Abstract

Cooperation schemes form a key aspect of infrastructure-less wireless networks that allow nodes that cannot directly communicate to exchange information through the help of intermediate nodes. The most widely adopted approach is based on hop-by-hop forwarding at the network layer along a path to destination. Cooperative relaying brings cooperation to the physical layer in order to fully exploit wireless resources. The concept exploits channel diversity by using multiple radio units to transmit the same message. The underlying fundamentals of cooperative relaying have been quite well-studied from a transmission efficiency point of view, in particular with a single pair of source and destination. Results of its performance gain in a multi-hop networking context with multiple sources and destinations are, however, less available. In this paper, we provide an optimization approach to assess the performance gain of cooperative relaying vis-a-vis conventional multi-hop forwarding under arbitrary network topology.
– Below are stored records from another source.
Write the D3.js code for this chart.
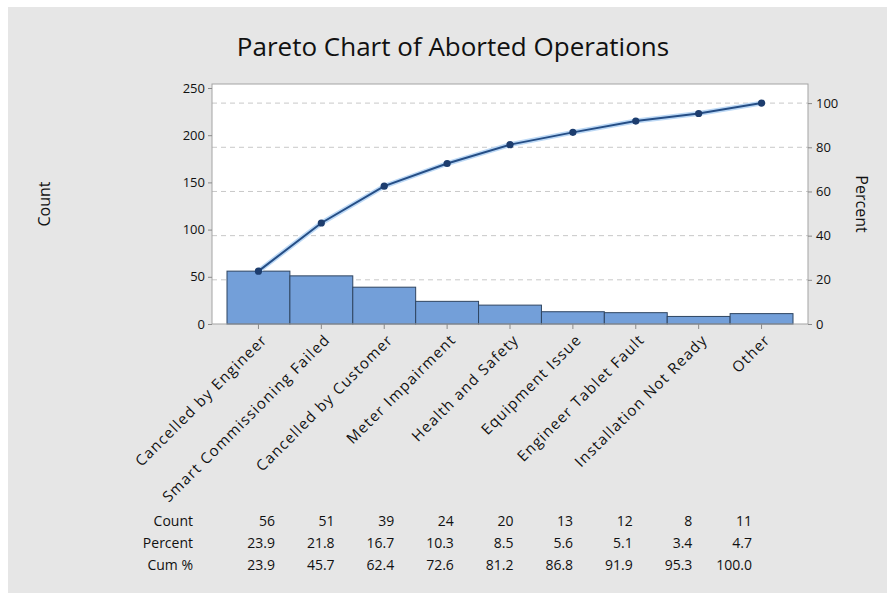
<!DOCTYPE html>
<html>
<head>
<meta charset="utf-8">
<script src="https://cdn.jsdelivr.net/npm/d3@7"></script>
<style>
  body { margin: 0; background: #fff; }
  svg { display: block; font-family: "Open Sans", "Noto Sans", sans-serif; }
</style>
</head>
<body>
<div class="chartArea"></div>
<script>
const categories = ["Cancelled by Engineer", "Smart Commissioning Failed", "Cancelled by Customer",
  "Meter Impairment", "Health and Safety", "Equipment Issue", "Engineer Tablet Fault",
  "Installation Not Ready", "Other"];
const counts = [56, 51, 39, 24, 20, 13, 12, 8, 11];
const percents = ["23.9", "21.8", "16.7", "10.3", "8.5", "5.6", "5.1", "3.4", "4.7"];
const cumPercents = ["23.9", "45.7", "62.4", "72.6", "81.2", "86.8", "91.9", "95.3", "100.0"];
const countTicks = [0, 50, 100, 150, 200, 250];
const percentTicks = [0, 20, 40, 60, 80, 100];

const width = 892;
const height = 597;
const plotL = 212, plotR = 808, plotT = 84, plotB = 324;
const font = "'Open Sans', 'Noto Sans', sans-serif";

const total = d3.sum(counts);
let running = 0;
const cumCounts = counts.map(c => (running += c));

const svg = d3.select(".chartArea")
  .append("svg")
  .attr("width", width)
  .attr("height", height);

// grey panel
svg.append("rect")
  .attr("x", 8).attr("y", 7)
  .attr("width", 879).attr("height", 586)
  .attr("fill", "#e6e6e6");

const xScale = d3.scaleBand()
  .domain(categories)
  .range([227, 793])
  .padding(0);

const yScale = d3.scaleLinear()
  .domain([0, 250])
  .range([plotB, 88]);

const pScale = d3.scaleLinear()
  .domain([0, 100])
  .range([plotB, yScale(total)]);

// plot background
svg.append("rect")
  .attr("x", plotL).attr("y", plotT)
  .attr("width", plotR - plotL).attr("height", plotB - plotT)
  .attr("fill", "#fff");

// dashed gridlines at percent ticks
svg.append("g")
  .selectAll("line")
  .data(percentTicks.filter(d => d > 0))
  .enter()
  .append("line")
  .attr("x1", plotL).attr("x2", plotR)
  .attr("y1", d => pScale(d)).attr("y2", d => pScale(d))
  .attr("stroke", "#c8c8c8")
  .attr("stroke-dasharray", "5,4");

// bars
svg.selectAll(".bar")
  .data(categories)
  .enter()
  .append("rect")
  .attr("class", "bar")
  .attr("x", d => xScale(d))
  .attr("y", (d, i) => yScale(counts[i]))
  .attr("width", xScale.bandwidth())
  .attr("height", (d, i) => plotB - yScale(counts[i]))
  .attr("fill", "#739fd9")
  .attr("stroke", "#2f4561")
  .attr("stroke-width", 1);

// cumulative line
const line = d3.line()
  .x((d, i) => xScale(categories[i]) + xScale.bandwidth() / 2)
  .y(d => yScale(d));

svg.append("path")
  .datum(cumCounts)
  .attr("d", line)
  .attr("fill", "none")
  .attr("stroke", "#bcd8f5")
  .attr("stroke-width", 5);

svg.append("path")
  .datum(cumCounts)
  .attr("d", line)
  .attr("fill", "none")
  .attr("stroke", "#254e86")
  .attr("stroke-width", 2);

svg.selectAll(".pt")
  .data(cumCounts)
  .enter()
  .append("circle")
  .attr("class", "pt")
  .attr("cx", (d, i) => xScale(categories[i]) + xScale.bandwidth() / 2)
  .attr("cy", d => yScale(d))
  .attr("r", 3.6)
  .attr("fill", "#1d3d6e");

// frame
svg.append("rect")
  .attr("x", plotL).attr("y", plotT)
  .attr("width", plotR - plotL).attr("height", plotB - plotT)
  .attr("fill", "none")
  .attr("stroke", "#a3a3a3");

// axes
const yAxis = d3.axisLeft(yScale).tickValues(countTicks).tickSize(4).tickPadding(3);
const gy = svg.append("g")
  .attr("transform", `translate(${plotL},0)`)
  .call(yAxis);

const pAxis = d3.axisRight(pScale).tickValues(percentTicks).tickSize(4).tickPadding(4);
const gp = svg.append("g")
  .attr("transform", `translate(${plotR},0)`)
  .call(pAxis);

const xAxis = d3.axisBottom(xScale).tickSize(5).tickSizeOuter(0);
const gx = svg.append("g")
  .attr("transform", `translate(0,${plotB})`)
  .call(xAxis);

[gy, gp, gx].forEach(g => {
  g.attr("font-family", font);
  g.select(".domain").remove();
  g.selectAll(".tick line").attr("stroke", "#8a8a8a");
  g.selectAll("text")
    .attr("fill", "#111")
    .style("font-size", "13px");
});

gx.selectAll("text")
  .style("font-size", "15px")
  .style("letter-spacing", "1.2px")
  .attr("text-anchor", "end")
  .attr("dy", "0.35em")
  .attr("transform", "translate(6,13) rotate(-45)")
  .attr("y", 0)
  .attr("x", 0);

// title and axis labels
svg.append("text")
  .attr("x", 453).attr("y", 56)
  .attr("text-anchor", "middle")
  .style("font-size", "26px")
  .attr("fill", "#111")
  .text("Pareto Chart of Aborted Operations");

svg.append("text")
  .attr("transform", `translate(50,${(plotT + plotB) / 2}) rotate(-90)`)
  .attr("text-anchor", "middle")
  .style("font-size", "16px")
  .attr("fill", "#111")
  .text("Count");

svg.append("text")
  .attr("transform", `translate(856,${(plotT + plotB) / 2}) rotate(90)`)
  .attr("text-anchor", "middle")
  .style("font-size", "16px")
  .attr("fill", "#111")
  .text("Percent");

// table beneath
const tableX = d3.scalePoint()
  .domain(categories)
  .range([275, 752]);

const rows = [
  { label: "Count", values: counts.map(String), y: 526 },
  { label: "Percent", values: percents, y: 548 },
  { label: "Cum %", values: cumPercents, y: 570 }
];

rows.forEach(row => {
  svg.append("text")
    .attr("x", 193).attr("y", row.y)
    .attr("text-anchor", "end")
    .style("font-size", "14px")
    .attr("fill", "#111")
    .text(row.label);

  svg.append("g")
    .selectAll("text")
    .data(row.values)
    .enter()
    .append("text")
    .attr("x", (d, i) => tableX(categories[i]))
    .attr("y", row.y)
    .attr("text-anchor", "end")
    .style("font-size", "14px")
    .attr("fill", "#111")
    .text(d => d);
});
</script>
</body>
</html>
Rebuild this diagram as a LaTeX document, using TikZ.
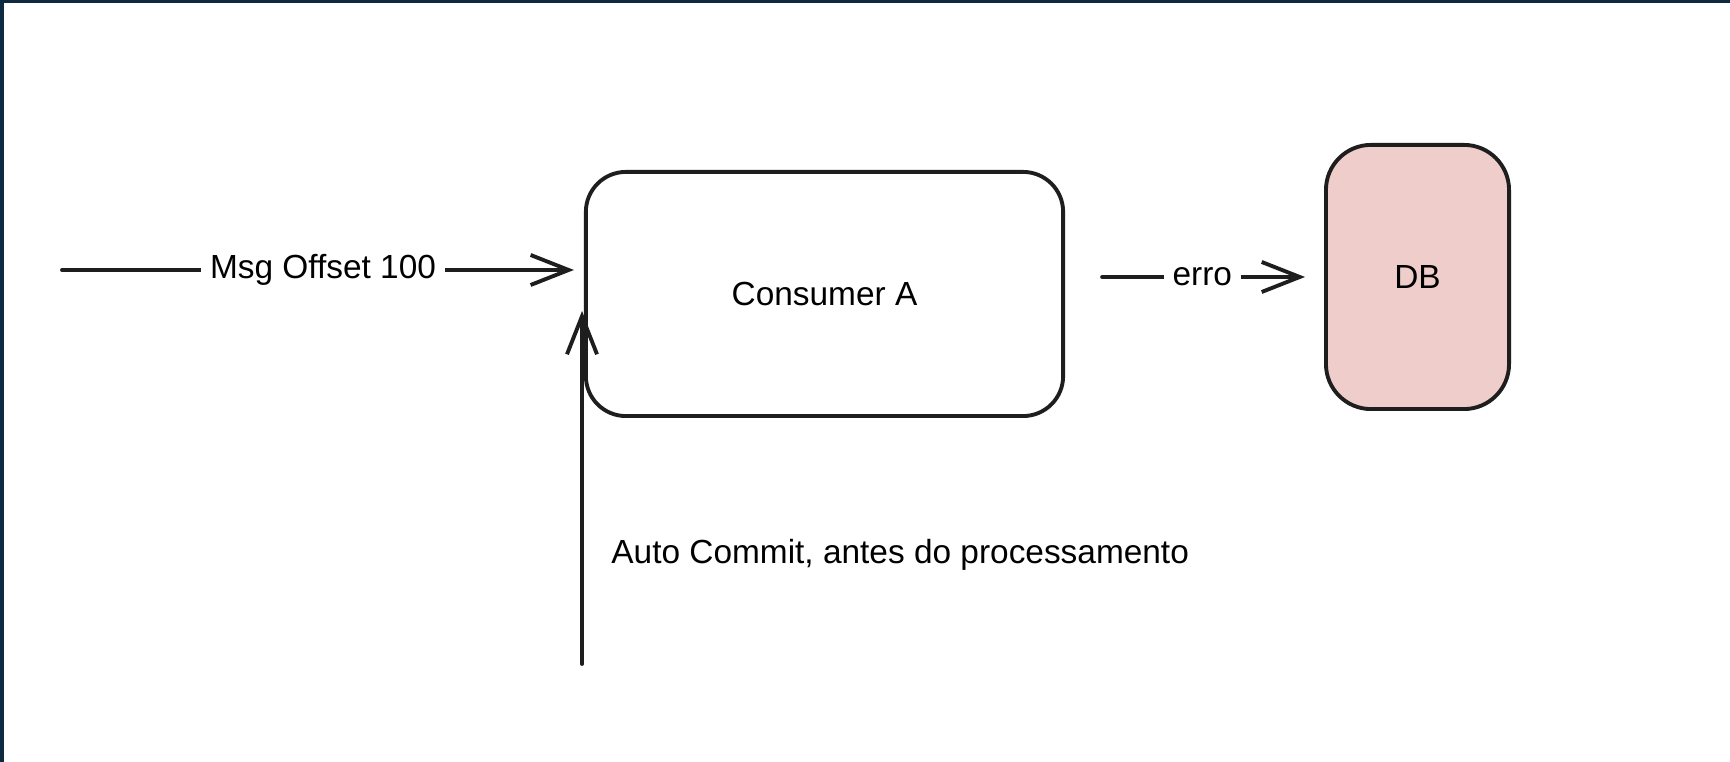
\documentclass[tikz,border=0pt]{standalone}
\usepackage{fontspec}
\setmainfont{Liberation Sans}
\usetikzlibrary{arrows.meta}
\definecolor{inkline}{HTML}{1E1E1E}
\definecolor{framenavy}{HTML}{0E2A40}
\definecolor{dbpink}{HTML}{EFCDCA}
\begin{document}
\begin{tikzpicture}[x=0.01cm, y=-0.01cm,
  font=\fontsize{9.5}{11}\selectfont,
  box/.style={draw=inkline, line width=1.1pt, rounded corners=4mm},
  arr/.style={draw=inkline, line width=1.1pt, line cap=round, -{Straight Barb[length=3.8mm, width=3mm]}},
  tag/.style={fill=white, inner sep=2.5pt}]
\fill[white] (0,0) rectangle (1730,762);
\fill[framenavy] (0,0) rectangle (1730,3);
\fill[framenavy] (0,0) rectangle (4,762);
\useasboundingbox (0,0) rectangle (1730,762);
\node[box, minimum width=4.77cm, minimum height=2.44cm] (consumer) at (824.5,294) {Consumer A};
\node[box, fill=dbpink, rounded corners=4.5mm, minimum width=1.83cm, minimum height=2.64cm] (db) at (1417.5,277) {DB};
\coordinate (msgin) at (62,270);
\coordinate (commitin) at (582,664);
\node[anchor=west] (commitnote) at (599,555) {Auto Commit, antes do processamento};
\draw[arr, shorten >=1mm] (msgin) -- node[tag] {Msg Offset 100} (msgin -| consumer.west);
\draw[arr, shorten <=3.7mm, shorten >=1.9mm] (consumer.east |- db.west) -- node[tag, pos=0.53] {erro} (db.west);
\draw[arr, shorten >=1.7mm] (commitin) -- (commitin |- consumer.west);
\end{tikzpicture}
\end{document}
The approach joint optimizes packet routing and transmission scheduling, and generalizes classical optimization schemes for non-cooperative networks. We provide numerical results demonstrating that the gain of cooperative relaying in networking scenarios is in general rather small and decreases when network connectivity and the number of traffic flows increase, due to interference and resource reuse limitations. In addition to quantifying the performance gain, our approach leads to a new framework for optimizing routing and scheduling in cooperative networks under a generalized Spacial Time Division Multiple Access (STDMA) scheme.